Since their initial discovery, endothelial progenitor cells (EPCs) have held tremendous promise for cell therapy for a variety of cardiovascular diseases including pulmonary hypertension. The clinical experience to date suggests that circulating or bone marrow mononuclear cells and EPCs can induce neovascularization, and enhance cardiac repair after myocardial function, as well as improvements in the hemodynamic and functional status of patients with idiopathic pulmonary arterial hypertension. Although these results are promising, the overall magnitude of the clinical benefits seen in these trials appear to be rather modest.
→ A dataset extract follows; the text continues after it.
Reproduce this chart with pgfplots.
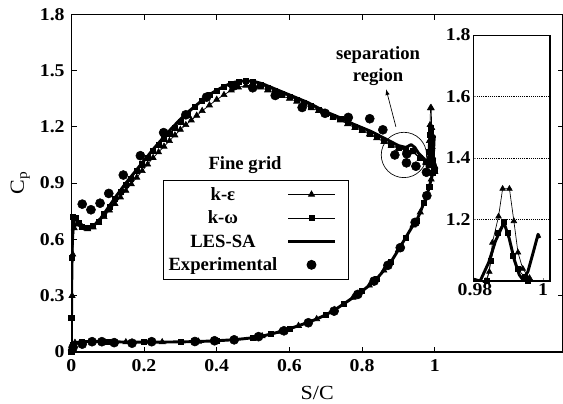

Indeed, strong experimental evidence points towards a reduction in mobilization and impairment in function of EPCs in preclinical models and patients with cardiac disease or with cardiovascular risk factors such as advanced age, type I and II diabetes, hypercholesterolemia, coronary artery disease, as well as other conditions such as pulmonary hypertension. Genetic engineering of EPCs ex vivo, prior to transplantation, is a promising cell-enhancement strategy for restoring the angiogenic potential of autologous, patient-derived cells. This review provides an update of the experimental studies that have used gene-modified EPC therapy to treat ischemic cardiovascular disease and pulmonary hypertension.